The loss of young people of productive age is explained, in large part, by the unprecedented migratory exodus that the country is experiencing.
Last year alone, more than 313,000 Cubans were intercepted by the United States at the southern border with Mexico. This represents 3% of Cuba’s total population.
The figure does not include the thousands who went to other destinations such as Mexico, Spain or South America.
This phenomenon was recognized a few days ago by Ángel Luis Ríos, general director of Productive Links of the state sugar agency, Azcuba.
Ríos assured the official newspaper Granma that the sugar mills — another engine of the economy — have a reduced and aged staff due to “the effect of migration,” and that this has translated into a deficit in the harvest.
“Cuba has a negative migratory balance since 1930 that was reinforced beginning in 1959 (when the Revolution triumphed), so it has lost population in full reproductive and productive capacity,” Professor Ajá said.
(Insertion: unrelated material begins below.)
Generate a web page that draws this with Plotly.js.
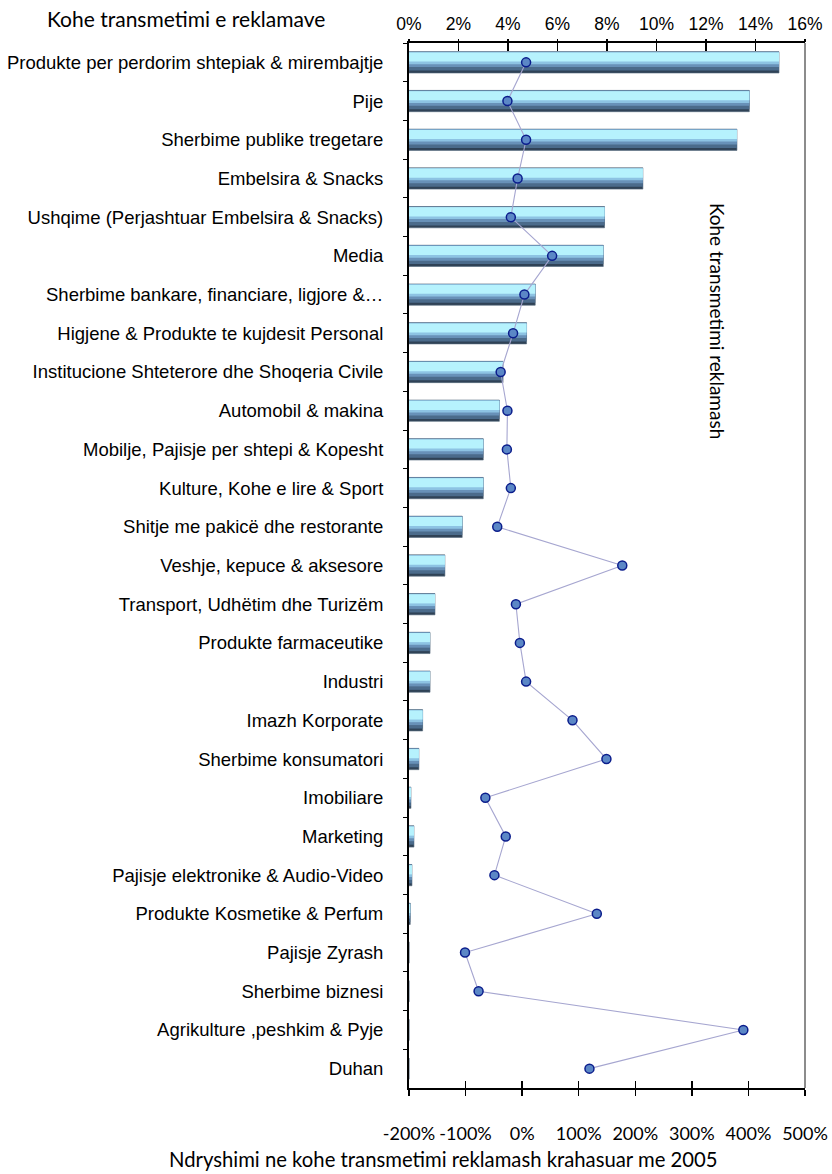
<!DOCTYPE html>
<html>
<head>
<meta charset="utf-8">
<script src="https://cdn.plot.ly/plotly-3.0.1.min.js"></script>
<style>html,body{margin:0;padding:0;background:#fff;}#chart{width:832px;height:1174px;}</style>
</head>
<body>
<div id="chart"></div>
<script>
var categories = [
  "Produkte per perdorim shtepiak & mirembajtje",
  "Pije",
  "Sherbime publike tregetare",
  "Embelsira & Snacks",
  "Ushqime (Perjashtuar Embelsira & Snacks)",
  "Media",
  "Sherbime bankare, financiare, ligjore &…",
  "Higjene & Produkte te kujdesit Personal",
  "Institucione Shteterore dhe Shoqeria Civile",
  "Automobil & makina",
  "Mobilje, Pajisje per shtepi & Kopesht",
  "Kulture, Kohe e lire & Sport",
  "Shitje me pakicë dhe restorante",
  "Veshje, kepuce & aksesore",
  "Transport, Udhëtim dhe Turizëm",
  "Produkte farmaceutike",
  "Industri",
  "Imazh Korporate",
  "Sherbime konsumatori",
  "Imobiliare",
  "Marketing",
  "Pajisje elektronike & Audio-Video",
  "Produkte Kosmetike & Perfum",
  "Pajisje Zyrash",
  "Sherbime biznesi",
  "Agrikulture ,peshkim & Pyje",
  "Duhan"
];
var airtimeShare = [14.95, 13.75, 13.25, 9.45, 7.9, 7.85, 5.1, 4.75, 3.8, 3.65, 3.0, 3.0, 2.15,
  1.45, 1.05, 0.85, 0.85, 0.55, 0.4, 0.08, 0.2, 0.12, 0.05, 0, 0, 0, 0];
var changeVs2005 = [7, -26, 7, -8, -20, 53, 4, -16, -38, -26, -27, -20, -44,
  177, -11, -4, 7, 89, 149, -65, -29, -49, 132, -101, -77, 391, 119];
var topTickVals = [0, 2, 4, 6, 8, 10, 12, 14, 16];
var topTickText = ["0%", "2%", "4%", "6%", "8%", "10%", "12%", "14%", "16%"];
var bottomTickVals = [-200, -100, 0, 100, 200, 300, 400, 500];
var bottomTickText = ["-200%", "-100%", "0%", "100%", "200%", "300%", "400%", "500%"];

var barLayers = [
  {offset: -0.275, width: 0.55, color: "#2f4256", line: "#56697c"},
  {offset: -0.272, width: 0.485, color: "#4b6b8b", line: "rgba(0,0,0,0)"},
  {offset: -0.272, width: 0.395, color: "#6891b8", line: "rgba(0,0,0,0)"},
  {offset: -0.262, width: 0.31, color: "#8dc3e3", line: "rgba(0,0,0,0)"},
  {offset: -0.255, width: 0.235, color: "#b6f2fd", line: "rgba(0,0,0,0)"}
];
var traces = barLayers.map(function (L) {
  return {
    type: "bar", orientation: "h",
    x: airtimeShare, y: categories,
    xaxis: "x", yaxis: "y",
    offset: L.offset, width: L.width,
    marker: {color: L.color, line: {color: L.line, width: 0.6}},
    hoverinfo: "skip"
  };
});
traces.push({
  type: "scatter", mode: "lines+markers",
  x: changeVs2005, y: categories,
  xaxis: "x2", yaxis: "y",
  line: {color: "#a6a6d0", width: 1.1},
  marker: {size: 9, color: "#5b87c6", line: {color: "#0b1d8c", width: 1.5}},
  hoverinfo: "skip"
});
traces.push({type: "scatter", x: [], y: [], xaxis: "x3", yaxis: "y", hoverinfo: "skip"});
traces.push({type: "scatter", x: [], y: [], xaxis: "x4", yaxis: "y", hoverinfo: "skip"});

var layout = {
  width: 832, height: 1174,
  margin: {l: 409, r: 27, t: 43, b: 86},
  paper_bgcolor: "#ffffff", plot_bgcolor: "#ffffff",
  showlegend: false, barmode: "overlay",
  xaxis: {
    side: "top", range: [0, 16], tickvals: topTickVals, ticktext: topTickText,
    ticks: "inside", ticklen: 8, tickwidth: 1.5, tickcolor: "#000",
    showline: true, linecolor: "#000", linewidth: 2,
    showgrid: false, zeroline: false, ticklabelstandoff: 4,
    tickfont: {family: "Liberation Sans, Arial, sans-serif", size: 17.5, color: "#000"}
  },
  xaxis3: {
    overlaying: "x", side: "top", anchor: "y", range: [0, 16], tickvals: topTickVals,
    ticks: "outside", ticklen: 3, tickwidth: 1.5, tickcolor: "#000",
    showticklabels: false, showline: false, showgrid: false, zeroline: false
  },
  xaxis2: {
    overlaying: "x", side: "bottom", anchor: "y", range: [-200, 500],
    tickvals: bottomTickVals, ticktext: bottomTickText,
    ticks: "outside", ticklen: 6, tickwidth: 1.5, tickcolor: "#000",
    showline: true, linecolor: "#000", linewidth: 2,
    showgrid: false, zeroline: false, ticklabelstandoff: 22,
    tickfont: {family: "Lato, sans-serif", size: 18, color: "#000"}
  },
  xaxis4: {
    overlaying: "x", side: "bottom", anchor: "y", range: [-200, 500], tickvals: bottomTickVals,
    ticks: "inside", ticklen: 7, tickwidth: 1.5, tickcolor: "#000",
    showticklabels: false, showline: false, showgrid: false, zeroline: false
  },
  yaxis: {
    type: "category", categoryorder: "array", categoryarray: categories,
    range: [26.5, -0.5],
    showline: true, linecolor: "#000", linewidth: 2,
    ticks: "outside", tickson: "boundaries", ticklen: 4, tickwidth: 1, tickcolor: "#000",
    showgrid: false, zeroline: false, ticklabelstandoff: 20,
    tickfont: {family: "Liberation Sans, Arial, sans-serif", size: 18.5, color: "#000"}
  },
  shapes: [
    {type: "line", xref: "paper", yref: "paper", x0: 1, x1: 1, y0: 0, y1: 1,
     line: {color: "#8c8c8c", width: 2}}
  ],
  annotations: [
    {text: "Kohe transmetimi e reklamave", xref: "paper", yref: "paper",
     x: -0.562, y: 1.023, xanchor: "center", yanchor: "middle", showarrow: false,
     font: {family: "Lato, sans-serif", size: 21, color: "#000"}},
    {text: "Ndryshimi ne kohe transmetimi reklamash krahasuar me 2005", xref: "paper", yref: "paper",
     x: 0.086, y: -0.068, xanchor: "center", yanchor: "middle", showarrow: false,
     font: {family: "Lato, sans-serif", size: 20.3, color: "#000"}},
    {text: "Kohe transmetimi reklamash", xref: "paper", yref: "paper",
     x: 0.778, y: 0.734, xanchor: "center", yanchor: "middle", showarrow: false, textangle: 90,
     font: {family: "Lato, sans-serif", size: 19, color: "#000"}}
  ]
};
Plotly.newPlot("chart", traces, layout, {staticPlot: true, displayModeBar: false});
</script>
</body>
</html>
Internal migration is also negative with “depopulated and aged” rural areas, a “worrying” issue for example when it comes to producing food because there are no people to work the land, according to the expert.
Another reason for the labor flight is the lack of incentives. Cuba’s average salary is about 4,000 Cuban pesos ($32 at the official exchange rate).
The fertility rate in Cuba is 1.4 children per woman, one of the lowest in the region, for which the rate around 1.85 in 2022, according to the Economic Commission for Latin America and the Caribbean.
To maintain the level of replacement in the population, a woman must have two children and one of them must be a girl, explained Ajá, who highlighted that “Cuba has been below that indicator since 1978, with extremely low values in recent years.”
For Bahamonde, meanwhile, “the very low birth rate has its cause in the economic crises that have been chaotic for society, especially for women because they have the responsibility to take care of the elderly.”
By 2030, elderly Cubans will represent 30% of a population that will not exceed 10 million, according to Professor Ajá.
Among the measures adopted by the Government to address the situation is the construction and maintenance of childcare centers, nursing homes and maternal homes, as well as supporting fertility programs and care for mothers with more than three children.
However, for Bahamonde, “the first thing is to respond to the serious economic situation and then think about the implementation of complementary policies that stimulate the birth rate.”
In the same vein, Ajá considers that “we must work to improve the economy and reflect its growth in increased income for families.”
“That has to be accompanied by policies that benefit the construction of housing, guarantee a solution to the problem of caring for the elderly and children and attract the Cuban population abroad,” added the director of Cedem.